How is it that Alan Greenspan, free-market lobbyist for Wall Street, recently announced that he favored nationalization of America's banks and indeed, mainly the biggest and most powerful? Has the old disciple of Aynn Rand gone Red in the night?
Today's neoliberal idea of "market freedom" preaches neutering government, letting Angelo Mozilo at Countrywide, Hank Greenberg at AIG, Bernie Madoff, Citibank, Bear Stearns and Lehman Brothers loot without hindrance or sanction, plunge the economy into crisis and then use Treasury bailout money to pay the highest salaries and bonuses in U.S. history.
Terms that are the antithesis of "free market" also are being turned into the opposite of what they historically have meant, a government giveaway to our richest citizens.
The Treasury might become the source of new money, replacing commercial bank credit. Hopefully, this credit would be lent out for economically and socially productive purposes, not merely to inflate asset prices while loading down households and business with debt as has occurred under today's commercial bank lending policies.
Modern neoliberal ideologues are public relations experts who depict a "free market" as one free of government regulation, "free" of anti-trust protection, and even of protection against fraud. The neoliberal ideal of free markets matches a bank robber or embezzler, wishing for a world without police, free to siphon off other peoples' money without constraint.
This could be achieved by suppressing knowledge of what Locke, Smith and Mill really wrote. Attempts to regulate "free markets" and limit monopoly pricing and privilege are conflated with "socialism," even with Soviet-style bureaucracy. The aim is to deter the analysis of what a "free market" really is: a market free of unnecessary costs: monopoly rents, property rents and financial charges for credit that governments can create freely.
Instead of industrial capitalism increasing capital formation we are seeing finance capitalism strip capital, and instead of the promised world of leisure we are being drawn into one of debt peonage.
By the end of last year, $20 billion was used to pay bonuses and salaries to financial mismanagers, despite the plunge of their banks into negative equity. These banks continued to pay lobbying fees to persuade legislators to give them more special privileges.
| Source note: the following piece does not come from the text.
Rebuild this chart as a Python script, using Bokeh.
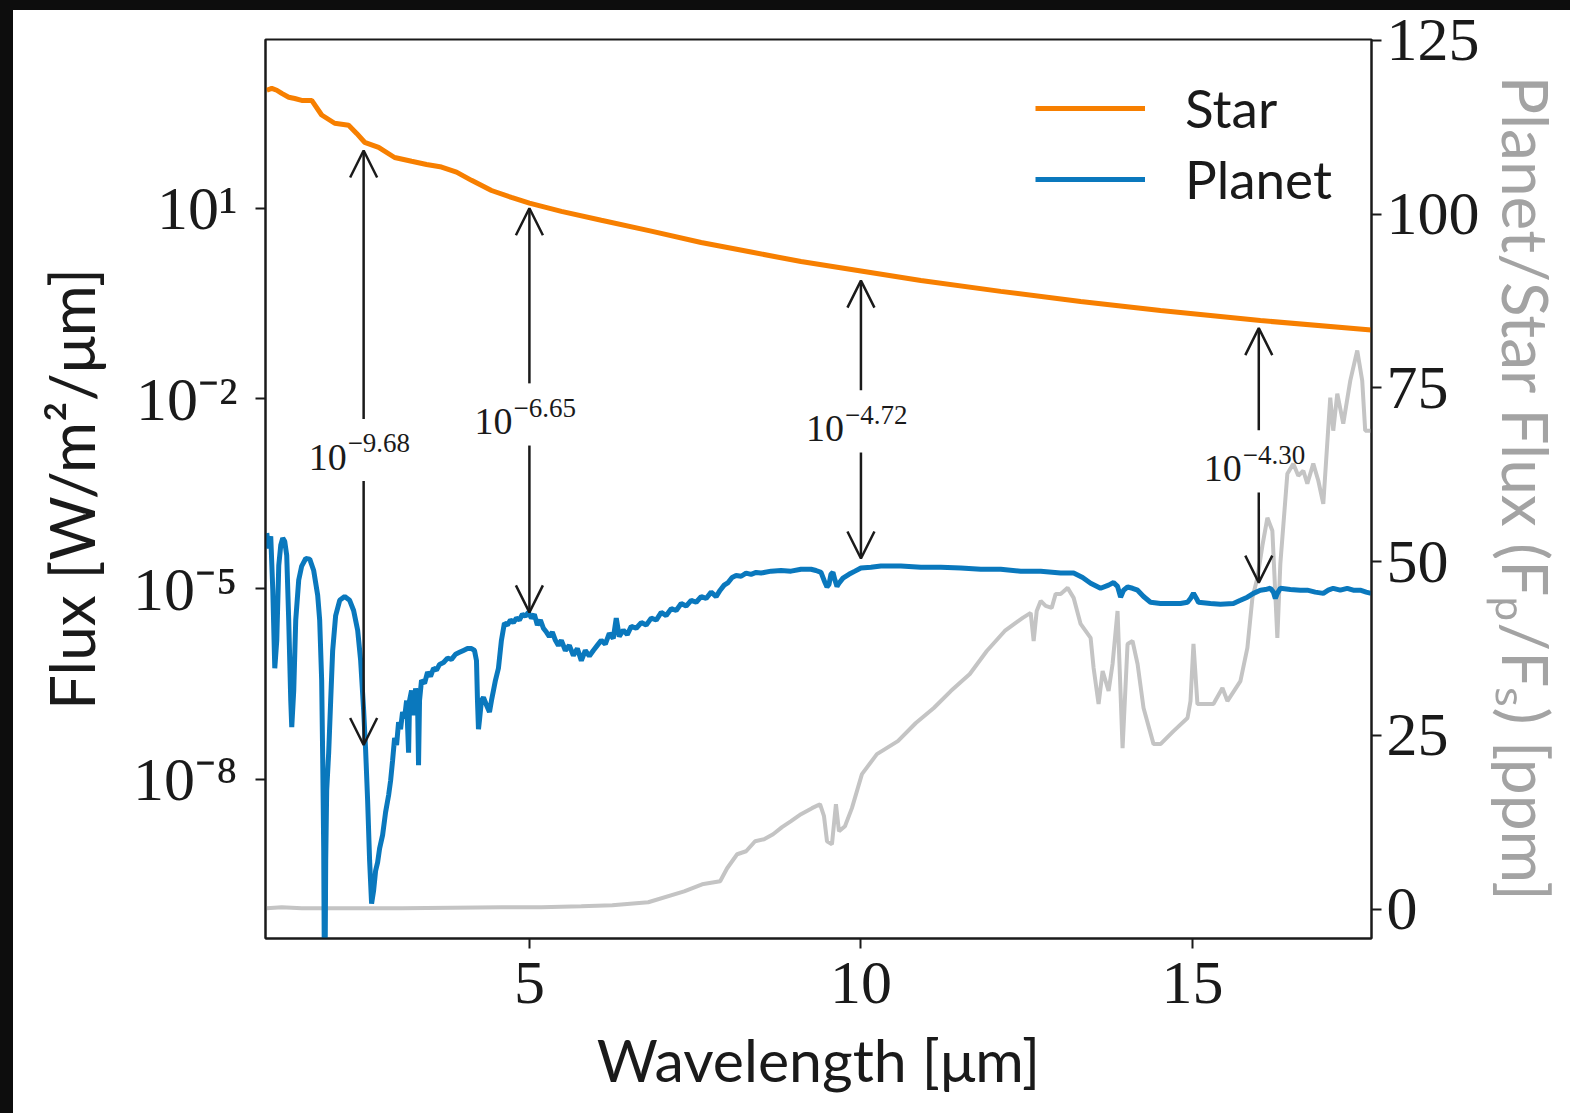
from bokeh.plotting import figure
from bokeh.models import (Range1d, LinearAxis, LinearScale, FixedTicker, CustomJSTickFormatter, Legend,
                          LegendItem, Arrow, OpenHead, ColumnDataSource, Spacer)
from bokeh.layouts import column, row
from bokeh.core.properties import value
from bokeh.embed import file_html
from bokeh.resources import INLINE

# ---------------- data ----------------
star_wavelength = [1.039, 1.114, 1.190, 1.265, 1.370, 1.461, 1.566, 1.717, 1.867, 2.063, 2.274, 2.395,
                   2.515, 2.726, 2.967, 3.223, 3.449, 3.675, 3.901, 4.127, 4.428, 4.729, 5.0, 5.482,
                   6.084, 6.837, 7.590, 8.343, 9.096, 10.0, 10.904, 12.108, 13.313, 14.518, 16.024, 17.696]
star_log10_flux = [2.86, 2.89, 2.86, 2.81, 2.75, 2.73, 2.70, 2.70, 2.47, 2.34, 2.31, 2.18,
                   2.04, 1.96, 1.80, 1.74, 1.69, 1.65, 1.57, 1.44, 1.28, 1.17, 1.08, 0.95,
                   0.81, 0.64, 0.46, 0.31, 0.16, 0.01, -0.14, -0.31, -0.47, -0.61, -0.77, -0.92]

planet_wavelength = [
    1.039, 1.069, 1.099, 1.130, 1.160, 1.190, 1.220, 1.250, 1.280, 1.310, 1.340, 1.370, 1.401, 1.416,
    1.446, 1.476, 1.521, 1.566, 1.627, 1.687, 1.747, 1.807, 1.837, 1.867, 1.883, 1.898, 1.907, 1.919,
    1.928, 1.943, 1.973, 2.003, 2.033, 2.078, 2.139, 2.214, 2.289, 2.349, 2.410, 2.455, 2.500, 2.530,
    2.560, 2.590, 2.620, 2.651, 2.681, 2.711, 2.741, 2.786, 2.831, 2.877, 2.907, 2.937, 2.967, 2.997,
    3.027, 3.057, 3.087, 3.117, 3.148, 3.178, 3.193, 3.223, 3.253, 3.283, 3.313, 3.328, 3.343, 3.373,
    3.419, 3.464, 3.509, 3.554, 3.599, 3.645, 3.705, 3.765, 3.825, 3.886, 3.946, 4.006, 4.066, 4.127,
    4.172, 4.202, 4.217, 4.232, 4.247, 4.277, 4.307, 4.352, 4.398, 4.428, 4.458, 4.488, 4.533, 4.578,
    4.623, 4.669, 4.714, 4.759, 4.804, 4.849, 4.895, 4.940, 4.985, 5.030, 5.075, 5.120, 5.166, 5.211,
    5.256, 5.301, 5.346, 5.392, 5.437, 5.482, 5.542, 5.602, 5.663, 5.723, 5.783, 5.843, 5.904, 5.964,
    6.024, 6.084, 6.145, 6.205, 6.265, 6.310, 6.355, 6.416, 6.476, 6.536, 6.611, 6.687, 6.762, 6.837,
    6.913, 6.988, 7.063, 7.139, 7.214, 7.289, 7.364, 7.440, 7.515, 7.590, 7.666, 7.741, 7.816, 7.877,
    7.937, 7.997, 8.057, 8.117, 8.193, 8.268, 8.343, 8.419, 8.494, 8.645, 8.795, 8.946, 9.096, 9.247,
    9.322, 9.398, 9.458, 9.488, 9.518, 9.548, 9.578, 9.608, 9.639, 9.669, 9.729, 9.819, 9.910, 10.000,
    10.151, 10.301, 10.602, 10.904, 11.205, 11.506, 11.807, 12.108, 12.410, 12.711, 13.012, 13.208,
    13.343, 13.464, 13.614, 13.735, 13.810, 13.870, 13.916, 13.961, 14.021, 14.096, 14.172, 14.262,
    14.367, 14.518, 14.669, 14.819, 14.925, 14.970, 15.015, 15.060, 15.090, 15.271, 15.422, 15.617,
    15.723, 15.828, 15.919, 16.024, 16.099, 16.175, 16.220, 16.250, 16.280, 16.325, 16.476, 16.627,
    16.732, 16.852, 16.973, 17.048, 17.123, 17.229, 17.334, 17.425, 17.530, 17.620, 17.696]
planet_log10_flux = [
    -4.12, -4.36, -4.17, -5.02, -6.25, -5.81, -4.63, -4.31, -4.20, -4.25, -4.47, -5.49, -6.76, -7.18,
    -6.60, -5.49, -4.86, -4.64, -4.52, -4.53, -4.71, -5.10, -5.49, -6.44, -7.70, -9.12, -10.9, -10.9,
    -9.28, -8.17, -7.58, -6.76, -5.97, -5.42, -5.18, -5.12, -5.18, -5.34, -5.65, -6.13, -6.91, -7.54,
    -8.33, -9.28, -9.96, -9.75, -9.44, -9.31, -9.09, -8.88, -8.52, -8.25, -8.02, -7.70, -7.35, -7.46,
    -7.10, -7.21, -6.94, -7.04, -6.76, -7.58, -6.76, -6.60, -6.99, -6.57, -6.76, -7.78, -6.76, -6.44,
    -6.49, -6.31, -6.38, -6.25, -6.28, -6.19, -6.16, -6.09, -6.11, -6.03, -6.00, -5.97, -5.94, -5.94,
    -5.97, -6.13, -6.76, -7.21, -7.07, -6.76, -6.71, -6.83, -6.94, -6.76, -6.60, -6.44, -6.25, -5.81,
    -5.54, -5.57, -5.49, -5.53, -5.46, -5.49, -5.40, -5.43, -5.37, -5.46, -5.40, -5.57, -5.49, -5.62,
    -5.68, -5.75, -5.68, -5.81, -5.89, -5.81, -5.97, -5.89, -6.05, -5.94, -6.13, -5.97, -6.06, -5.97,
    -5.89, -5.81, -5.87, -5.70, -5.78, -5.46, -5.75, -5.65, -5.72, -5.59, -5.62, -5.53, -5.57, -5.46,
    -5.49, -5.37, -5.42, -5.31, -5.34, -5.23, -5.27, -5.18, -5.21, -5.12, -5.15, -5.05, -5.12, -5.02,
    -4.94, -4.90, -4.82, -4.79, -4.80, -4.75, -4.77, -4.74, -4.75, -4.72, -4.71, -4.72, -4.69, -4.69,
    -4.71, -4.74, -4.90, -4.97, -4.93, -4.77, -4.74, -4.86, -4.96, -4.91, -4.83, -4.77, -4.72, -4.67,
    -4.66, -4.64, -4.64, -4.66, -4.66, -4.67, -4.69, -4.69, -4.72, -4.72, -4.75, -4.75,
    -4.82, -4.91, -4.99, -4.94, -4.90, -4.96, -5.13, -5.02, -4.97, -4.99, -5.02, -5.12,
    -5.21, -5.23, -5.23, -5.23, -5.21, -5.15, -5.07, -5.15, -5.21, -5.23, -5.24, -5.23,
    -5.18, -5.13, -5.07, -5.02, -5.01, -4.99, -5.05, -5.15, -5.07, -4.99, -5.01, -5.02,
    -5.02, -5.05, -5.07, -5.02, -4.99, -5.02, -4.99, -5.02, -5.02, -5.05, -5.07]

ratio_wavelength = [
    1.039, 1.265, 1.566, 3.072, 4.578, 5.181, 5.783, 6.250, 6.792, 7.334, 7.605, 7.877, 7.982, 8.133,
    8.268, 8.404, 8.539, 8.675, 8.810, 8.946, 9.096, 9.262, 9.383, 9.443, 9.488, 9.563, 9.623, 9.669,
    9.759, 9.864, 10.015, 10.241, 10.557, 10.828, 11.099, 11.355, 11.642, 11.898, 12.169, 12.334,
    12.440, 12.560, 12.605, 12.651, 12.711, 12.786, 12.877, 12.937, 13.012, 13.117, 13.208, 13.313,
    13.464, 13.509, 13.584, 13.645, 13.735, 13.795, 13.870, 13.946, 14.021, 14.096, 14.172, 14.262,
    14.413, 14.518, 14.714, 14.925, 14.970, 15.015, 15.075, 15.316, 15.452, 15.527, 15.723, 15.828,
    15.904, 15.979, 16.054, 16.130, 16.205, 16.280, 16.325, 16.431, 16.521, 16.596, 16.672, 16.732,
    16.822, 16.898, 16.973, 17.078, 17.123, 17.184, 17.274, 17.380, 17.485, 17.560, 17.605, 17.696]
ratio_ppm = [
    0.14, 0.29, 0.14, 0.14, 0.29, 0.29, 0.43, 0.58, 1.01, 2.59, 3.60, 4.03, 5.90, 7.92,
    8.35, 9.79, 10.08, 10.80, 11.81, 12.67, 13.68, 14.55, 15.12, 13.39, 9.79, 9.36, 15.12, 11.23,
    11.95, 14.55, 19.44, 22.32, 24.19, 26.79, 28.95, 31.39, 33.84, 37.15, 40.03, 41.19,
    41.91, 42.63, 38.59, 42.91, 44.35, 43.63, 43.35, 45.36, 45.36, 46.23, 44.79, 41.04,
    39.03, 34.71, 29.52, 34.27, 31.39, 35.28, 42.91, 23.19, 38.16, 38.59, 35.28, 28.95,
    23.76, 23.76, 25.63, 27.51, 29.95, 38.16, 29.52, 29.52, 31.83, 29.95, 32.83, 37.59,
    44.79, 47.67, 52.27, 56.31, 54.44, 39.03, 49.68, 62.64, 64.09, 62.36, 63.08, 61.20,
    64.09, 61.64, 58.32, 73.59, 68.84, 74.17, 69.85, 76.04, 80.36, 76.04, 68.84, 68.84]

arrow_wavelength = [2.5, 5.0, 10.0, 16.0]
arrow_star_log10 = [1.91, 1.00, -0.14, -0.89]
arrow_planet_log10 = [-7.46, -5.37, -4.52, -4.90]
arrow_label_log10 = [-2.67, -2.11, -2.22, -2.85]
arrow_label_base = ["10", "10", "10", "10"]
arrow_label_exponent = ["\u22129.68", "\u22126.65", "\u22124.72", "\u22124.30"]

x_ticks = [5, 10, 15]
flux_ticks = [1e1, 1e-2, 1e-5, 1e-8]
ratio_ticks = [0, 25, 50, 75, 100, 125]

# ---------------- styling ----------------
STAR = "#f77f00"
PLANET = "#0a78bd"
RATIO = "#c4c4c4"
INK = "#1a1a1a"
SERIF = "Liberation Serif"
SANS = "Lato"

p = figure(width=1557, height=1113, x_range=Range1d(1.02, 17.70),
           y_range=Range1d(10 ** -10.51, 10 ** 3.66), y_axis_type="log",
           output_backend="svg", toolbar_location=None,
           min_border_left=252, min_border_right=199, min_border_top=39, min_border_bottom=175,
           background_fill_color="white", border_fill_color=None)
p.outline_line_color = INK
p.outline_line_width = 2
p.xgrid.visible = False
p.ygrid.visible = False

p.extra_y_ranges = {"ratio": Range1d(-4.2, 125.1)}
p.extra_y_scales = {"ratio": LinearScale()}

ratio_src = ColumnDataSource(dict(x=ratio_wavelength, y=ratio_ppm))
p.line("x", "y", source=ratio_src, y_range_name="ratio", line_color=RATIO, line_width=4)

star_src = ColumnDataSource(dict(x=star_wavelength, y=[10 ** v for v in star_log10_flux]))
planet_src = ColumnDataSource(dict(x=planet_wavelength, y=[10 ** v for v in planet_log10_flux]))
r_star = p.line("x", "y", source=star_src, line_color=STAR, line_width=5)
r_planet = p.line("x", "y", source=planet_src, line_color=PLANET, line_width=5)

# arrows
up_src = ColumnDataSource(dict(
    x=arrow_wavelength,
    y0=[10 ** (v + 0.35) for v in arrow_label_log10],
    y1=[10 ** v for v in arrow_star_log10]))
down_src = ColumnDataSource(dict(
    x=arrow_wavelength,
    y0=[10 ** (v - 0.63) for v in arrow_label_log10],
    y1=[10 ** v for v in arrow_planet_log10]))
for src in (up_src, down_src):
    p.add_layout(Arrow(source=src, x_start="x", y_start="y0", x_end="x", y_end="y1",
                       line_color=INK, line_width=2.5,
                       end=OpenHead(size=27, line_color=INK, line_width=2.5)))

lab_src = ColumnDataSource(dict(x=arrow_wavelength, y=[10 ** v for v in arrow_label_log10],
                                base=arrow_label_base, exp=arrow_label_exponent))
p.text("x", "y", text="base", source=lab_src, text_font=value(SERIF), text_font_size="38px",
       text_color=INK, text_align="right", text_baseline="alphabetic", x_offset=-17, y_offset=16)
p.text("x", "y", text="exp", source=lab_src, text_font=value(SERIF), text_font_size="27px",
       text_color=INK, text_align="left", text_baseline="alphabetic", x_offset=-16, y_offset=2)

# axes
def style_axis(ax, label_size="62px"):
    ax.axis_line_color = INK
    ax.axis_line_width = 2
    ax.major_tick_line_color = INK
    ax.major_tick_line_width = 2
    ax.major_tick_out = 10
    ax.major_tick_in = 0
    ax.minor_tick_line_color = None
    ax.major_label_text_font = SERIF
    ax.major_label_text_font_size = "62px"
    ax.major_label_text_color = INK
    ax.axis_label_text_font = SANS
    ax.axis_label_text_font_style = "normal"
    ax.axis_label_text_font_size = label_size
    ax.axis_label_text_color = INK

xa = p.xaxis[0]
style_axis(xa, "59px")
xa.ticker = FixedTicker(ticks=x_ticks, minor_ticks=[])
xa.axis_label = "Wavelength [\u03bcm]"
xa.major_label_standoff = 14
xa.axis_label_standoff = 18

ya = p.yaxis[0]
style_axis(ya, "62px")
ya.ticker = FixedTicker(ticks=flux_ticks, minor_ticks=[])
ya.formatter = CustomJSTickFormatter(code="""
const e = Math.round(Math.log10(tick));
const sup = {'-': '\u207b', '0': '\u2070', '1': '\u00b9', '2': '\u00b2', '3': '\u00b3', '4': '\u2074',
             '5': '\u2075', '6': '\u2076', '7': '\u2077', '8': '\u2078', '9': '\u2079'};
return '10' + String(e).split('').map(c => sup[c]).join('');
""")
ya.axis_label = "Flux [W/m\u00b2/\u03bcm]"
ya.major_label_standoff = 18
ya.axis_label_standoff = 22

ra = LinearAxis(y_range_name="ratio", ticker=FixedTicker(ticks=ratio_ticks, minor_ticks=[]))
style_axis(ra, "64px")
ra.axis_label = "Planet/Star Flux (F\u209a/F\u209b) [ppm]"
ra.axis_label_text_color = "#a3a3a3"
ra.major_label_standoff = 5
ra.axis_label_standoff = 5
p.add_layout(ra, "right")

legend = Legend(items=[LegendItem(label="Star", renderers=[r_star]),
                       LegendItem(label="Planet", renderers=[r_planet])],
                location=(765, 723), border_line_alpha=0, background_fill_alpha=0,
                label_text_font=SANS, label_text_font_size="53px", label_text_color=INK,
                glyph_width=110, glyph_height=50, label_standoff=40, spacing=8, padding=5,
                label_height=62)
p.add_layout(legend)

black = "#0d0d0d"
layout = column(Spacer(width=1570, height=10, styles={"background-color": black}),
                row(Spacer(width=13, height=1113, styles={"background-color": black}), p,
                    margin=(-10, 0, 0, 0)))

open("out.html", "w").write(file_html(layout, INLINE))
While Citibank and other major institutions threatened to bring the financial system crashing down by being "too big to fail," over $100 billion of TARP funds was used to make them even bigger. Teetering banks bought affiliates that had grown by making irresponsible and outright fraudulent loans. Bank of America bought Countrywide Financial and Merrill Lynch, while JP Morgan Chase bought Bear Stearns and other big banks bought WaMu and Wachovia.